REQUIRED WORK - The data below should be restated word for word, with every picture omitted.

STORED DATA -
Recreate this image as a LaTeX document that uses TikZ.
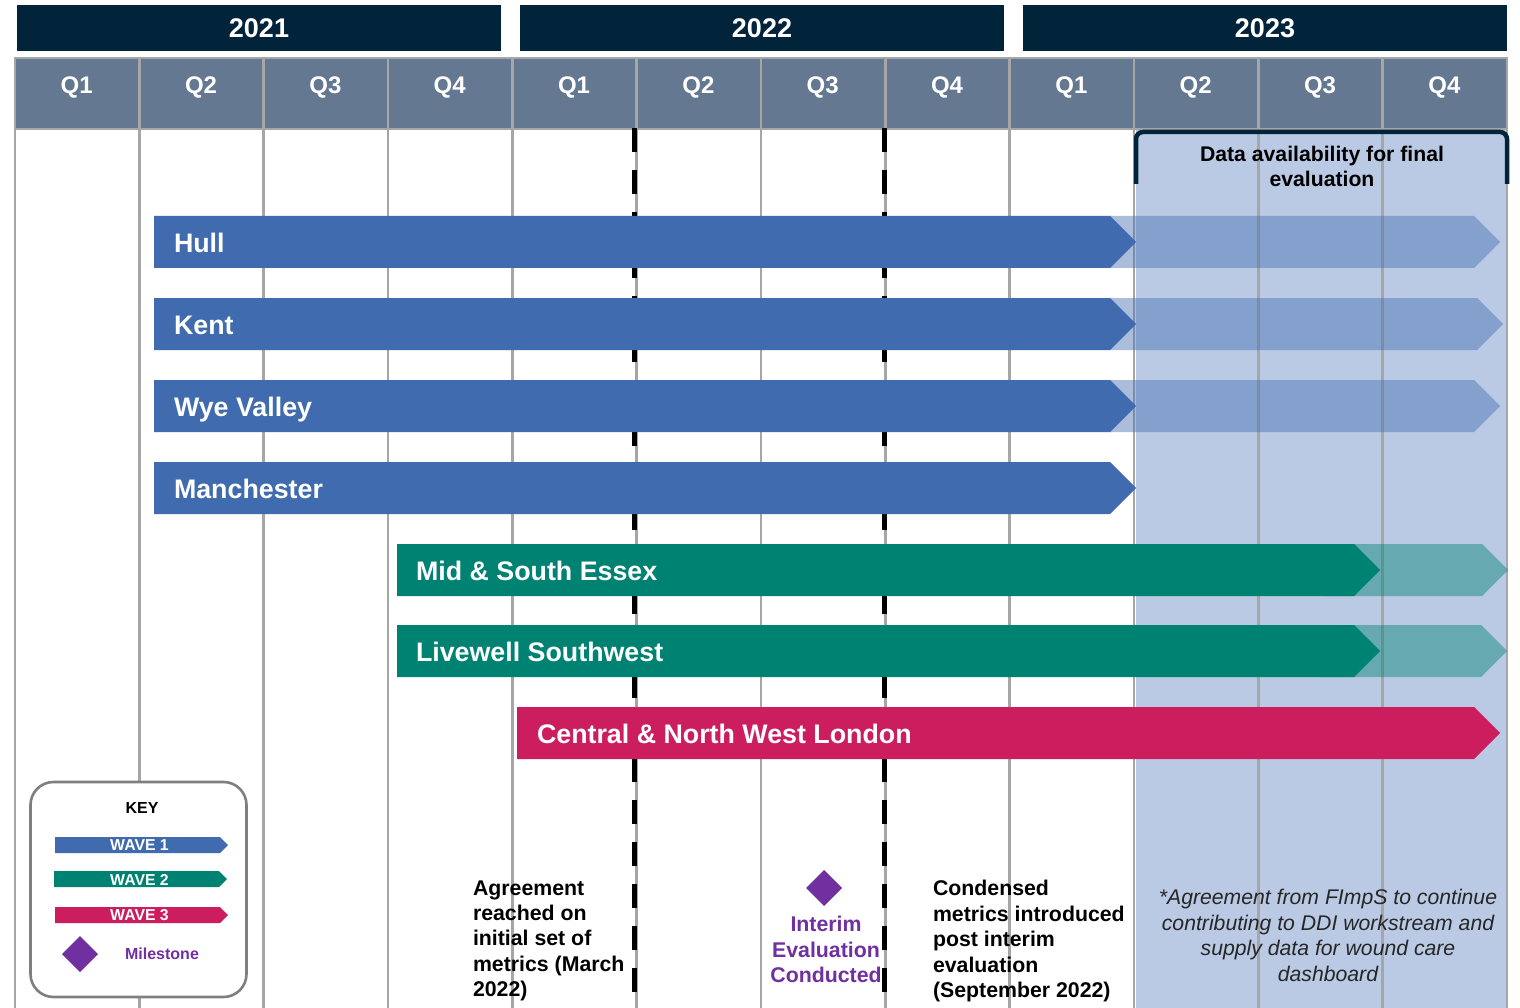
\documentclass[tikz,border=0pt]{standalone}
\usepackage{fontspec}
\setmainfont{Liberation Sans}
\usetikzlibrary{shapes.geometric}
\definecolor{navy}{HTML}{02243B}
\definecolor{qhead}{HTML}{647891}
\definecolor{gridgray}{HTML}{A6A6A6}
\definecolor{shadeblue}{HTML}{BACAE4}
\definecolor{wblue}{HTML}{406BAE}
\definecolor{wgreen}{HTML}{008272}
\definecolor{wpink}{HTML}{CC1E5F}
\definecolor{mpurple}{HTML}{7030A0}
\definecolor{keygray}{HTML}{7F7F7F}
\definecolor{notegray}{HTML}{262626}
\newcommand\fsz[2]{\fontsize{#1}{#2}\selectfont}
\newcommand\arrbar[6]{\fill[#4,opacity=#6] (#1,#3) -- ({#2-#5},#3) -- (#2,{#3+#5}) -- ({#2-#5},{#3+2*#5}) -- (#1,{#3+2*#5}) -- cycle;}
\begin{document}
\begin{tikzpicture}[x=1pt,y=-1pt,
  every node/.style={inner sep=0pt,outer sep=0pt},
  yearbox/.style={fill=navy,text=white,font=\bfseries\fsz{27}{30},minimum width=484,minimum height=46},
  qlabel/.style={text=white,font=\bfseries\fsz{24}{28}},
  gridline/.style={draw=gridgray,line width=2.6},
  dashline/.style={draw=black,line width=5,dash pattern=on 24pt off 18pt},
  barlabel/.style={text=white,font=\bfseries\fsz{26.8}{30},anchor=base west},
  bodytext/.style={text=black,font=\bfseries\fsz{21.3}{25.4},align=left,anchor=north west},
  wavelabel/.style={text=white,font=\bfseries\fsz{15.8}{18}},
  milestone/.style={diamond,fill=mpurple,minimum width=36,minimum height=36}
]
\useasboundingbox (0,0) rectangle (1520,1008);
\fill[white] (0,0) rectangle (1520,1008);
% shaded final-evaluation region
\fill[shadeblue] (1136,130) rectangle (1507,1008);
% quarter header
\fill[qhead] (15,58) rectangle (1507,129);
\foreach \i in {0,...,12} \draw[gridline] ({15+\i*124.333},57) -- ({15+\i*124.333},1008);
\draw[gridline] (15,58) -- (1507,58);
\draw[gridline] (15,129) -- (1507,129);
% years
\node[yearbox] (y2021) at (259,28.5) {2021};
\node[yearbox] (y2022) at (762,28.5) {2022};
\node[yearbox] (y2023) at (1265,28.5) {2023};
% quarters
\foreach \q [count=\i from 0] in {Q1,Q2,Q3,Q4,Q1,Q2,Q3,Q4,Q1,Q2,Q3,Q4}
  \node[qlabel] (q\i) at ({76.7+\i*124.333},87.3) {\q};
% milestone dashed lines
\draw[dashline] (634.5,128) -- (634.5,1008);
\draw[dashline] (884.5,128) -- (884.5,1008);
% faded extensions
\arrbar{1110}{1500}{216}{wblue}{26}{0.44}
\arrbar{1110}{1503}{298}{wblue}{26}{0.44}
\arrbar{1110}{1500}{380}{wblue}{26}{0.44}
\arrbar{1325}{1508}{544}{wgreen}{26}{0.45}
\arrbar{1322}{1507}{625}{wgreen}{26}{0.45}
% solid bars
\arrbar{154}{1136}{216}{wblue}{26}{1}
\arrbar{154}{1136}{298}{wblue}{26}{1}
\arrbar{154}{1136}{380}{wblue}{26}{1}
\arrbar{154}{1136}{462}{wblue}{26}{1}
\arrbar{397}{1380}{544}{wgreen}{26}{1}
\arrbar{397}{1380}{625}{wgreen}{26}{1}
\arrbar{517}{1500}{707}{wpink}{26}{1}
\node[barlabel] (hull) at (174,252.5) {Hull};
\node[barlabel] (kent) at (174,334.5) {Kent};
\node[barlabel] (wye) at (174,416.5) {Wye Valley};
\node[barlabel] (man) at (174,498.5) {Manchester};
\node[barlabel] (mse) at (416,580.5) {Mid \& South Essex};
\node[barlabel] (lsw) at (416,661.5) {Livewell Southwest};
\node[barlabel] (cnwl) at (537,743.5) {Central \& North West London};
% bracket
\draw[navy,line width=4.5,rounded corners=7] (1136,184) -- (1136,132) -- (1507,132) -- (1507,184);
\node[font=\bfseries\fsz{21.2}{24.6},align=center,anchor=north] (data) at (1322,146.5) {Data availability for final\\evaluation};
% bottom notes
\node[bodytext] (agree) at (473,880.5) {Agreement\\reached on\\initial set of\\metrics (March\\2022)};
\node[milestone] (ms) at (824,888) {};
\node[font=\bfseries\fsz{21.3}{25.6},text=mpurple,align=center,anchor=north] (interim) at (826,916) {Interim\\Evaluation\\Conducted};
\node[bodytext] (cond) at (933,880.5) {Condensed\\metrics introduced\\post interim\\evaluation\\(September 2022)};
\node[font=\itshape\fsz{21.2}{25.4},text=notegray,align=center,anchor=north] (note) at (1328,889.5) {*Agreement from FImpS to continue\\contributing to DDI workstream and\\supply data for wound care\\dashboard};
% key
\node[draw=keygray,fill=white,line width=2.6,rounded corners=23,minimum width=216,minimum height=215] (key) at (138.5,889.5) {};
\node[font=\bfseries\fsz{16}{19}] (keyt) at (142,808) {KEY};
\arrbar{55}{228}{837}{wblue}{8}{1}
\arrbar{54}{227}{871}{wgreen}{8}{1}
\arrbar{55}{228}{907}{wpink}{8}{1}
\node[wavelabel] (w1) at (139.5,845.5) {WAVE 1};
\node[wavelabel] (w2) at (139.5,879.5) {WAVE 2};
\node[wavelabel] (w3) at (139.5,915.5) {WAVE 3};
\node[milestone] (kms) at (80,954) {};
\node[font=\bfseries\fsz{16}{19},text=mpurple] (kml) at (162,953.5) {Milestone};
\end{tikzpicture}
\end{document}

PROBLEM SOLUTION -
Recreate this image as a LaTeX document that uses TikZ.
\documentclass[tikz,border=0pt]{standalone}
\usepackage{fontspec}
\setmainfont{Liberation Sans}
\usetikzlibrary{shapes.geometric}
\definecolor{navy}{HTML}{02243B}
\definecolor{qhead}{HTML}{647891}
\definecolor{gridgray}{HTML}{A6A6A6}
\definecolor{shadeblue}{HTML}{BACAE4}
\definecolor{wblue}{HTML}{406BAE}
\definecolor{wgreen}{HTML}{008272}
\definecolor{wpink}{HTML}{CC1E5F}
\definecolor{mpurple}{HTML}{7030A0}
\definecolor{keygray}{HTML}{7F7F7F}
\definecolor{notegray}{HTML}{262626}
\newcommand\fsz[2]{\fontsize{#1}{#2}\selectfont}
\newcommand\arrbar[6]{\fill[#4,opacity=#6] (#1,#3) -- ({#2-#5},#3) -- (#2,{#3+#5}) -- ({#2-#5},{#3+2*#5}) -- (#1,{#3+2*#5}) -- cycle;}
\begin{document}
\begin{tikzpicture}[x=1pt,y=-1pt,
  every node/.style={inner sep=0pt,outer sep=0pt},
  yearbox/.style={fill=navy,text=white,font=\bfseries\fsz{27}{30},minimum width=484,minimum height=46},
  qlabel/.style={text=white,font=\bfseries\fsz{24}{28}},
  gridline/.style={draw=gridgray,line width=2.6},
  dashline/.style={draw=black,line width=5,dash pattern=on 24pt off 18pt},
  barlabel/.style={text=white,font=\bfseries\fsz{26.8}{30},anchor=base west},
  bodytext/.style={text=black,font=\bfseries\fsz{21.3}{25.4},align=left,anchor=north west},
  wavelabel/.style={text=white,font=\bfseries\fsz{15.8}{18}},
  milestone/.style={diamond,fill=mpurple,minimum width=36,minimum height=36}
]
\useasboundingbox (0,0) rectangle (1520,1008);
\fill[white] (0,0) rectangle (1520,1008);
% shaded final-evaluation region
\fill[shadeblue] (1136,130) rectangle (1507,1008);
% quarter header
\fill[qhead] (15,58) rectangle (1507,129);
\foreach \i in {0,...,12} \draw[gridline] ({15+\i*124.333},57) -- ({15+\i*124.333},1008);
\draw[gridline] (15,58) -- (1507,58);
\draw[gridline] (15,129) -- (1507,129);
% years
\node[yearbox] (y2021) at (259,28.5) {2021};
\node[yearbox] (y2022) at (762,28.5) {2022};
\node[yearbox] (y2023) at (1265,28.5) {2023};
% quarters
\foreach \q [count=\i from 0] in {Q1,Q2,Q3,Q4,Q1,Q2,Q3,Q4,Q1,Q2,Q3,Q4}
  \node[qlabel] (q\i) at ({76.7+\i*124.333},87.3) {\q};
% milestone dashed lines
\draw[dashline] (634.5,128) -- (634.5,1008);
\draw[dashline] (884.5,128) -- (884.5,1008);
% faded extensions
\arrbar{1110}{1500}{216}{wblue}{26}{0.44}
\arrbar{1110}{1503}{298}{wblue}{26}{0.44}
\arrbar{1110}{1500}{380}{wblue}{26}{0.44}
\arrbar{1325}{1508}{544}{wgreen}{26}{0.45}
\arrbar{1322}{1507}{625}{wgreen}{26}{0.45}
% solid bars
\arrbar{154}{1136}{216}{wblue}{26}{1}
\arrbar{154}{1136}{298}{wblue}{26}{1}
\arrbar{154}{1136}{380}{wblue}{26}{1}
\arrbar{154}{1136}{462}{wblue}{26}{1}
\arrbar{397}{1380}{544}{wgreen}{26}{1}
\arrbar{397}{1380}{625}{wgreen}{26}{1}
\arrbar{517}{1500}{707}{wpink}{26}{1}
\node[barlabel] (hull) at (174,252.5) {Hull};
\node[barlabel] (kent) at (174,334.5) {Kent};
\node[barlabel] (wye) at (174,416.5) {Wye Valley};
\node[barlabel] (man) at (174,498.5) {Manchester};
\node[barlabel] (mse) at (416,580.5) {Mid \& South Essex};
\node[barlabel] (lsw) at (416,661.5) {Livewell Southwest};
\node[barlabel] (cnwl) at (537,743.5) {Central \& North West London};
% bracket
\draw[navy,line width=4.5,rounded corners=7] (1136,184) -- (1136,132) -- (1507,132) -- (1507,184);
\node[font=\bfseries\fsz{21.2}{24.6},align=center,anchor=north] (data) at (1322,146.5) {Data availability for final\\evaluation};
% bottom notes
\node[bodytext] (agree) at (473,880.5) {Agreement\\reached on\\initial set of\\metrics (March\\2022)};
\node[milestone] (ms) at (824,888) {};
\node[font=\bfseries\fsz{21.3}{25.6},text=mpurple,align=center,anchor=north] (interim) at (826,916) {Interim\\Evaluation\\Conducted};
\node[bodytext] (cond) at (933,880.5) {Condensed\\metrics introduced\\post interim\\evaluation\\(September 2022)};
\node[font=\itshape\fsz{21.2}{25.4},text=notegray,align=center,anchor=north] (note) at (1328,889.5) {*Agreement from FImpS to continue\\contributing to DDI workstream and\\supply data for wound care\\dashboard};
% key
\node[draw=keygray,fill=white,line width=2.6,rounded corners=23,minimum width=216,minimum height=215] (key) at (138.5,889.5) {};
\node[font=\bfseries\fsz{16}{19}] (keyt) at (142,808) {KEY};
\arrbar{55}{228}{837}{wblue}{8}{1}
\arrbar{54}{227}{871}{wgreen}{8}{1}
\arrbar{55}{228}{907}{wpink}{8}{1}
\node[wavelabel] (w1) at (139.5,845.5) {WAVE 1};
\node[wavelabel] (w2) at (139.5,879.5) {WAVE 2};
\node[wavelabel] (w3) at (139.5,915.5) {WAVE 3};
\node[milestone] (kms) at (80,954) {};
\node[font=\bfseries\fsz{16}{19},text=mpurple] (kml) at (162,953.5) {Milestone};
\end{tikzpicture}
\end{document}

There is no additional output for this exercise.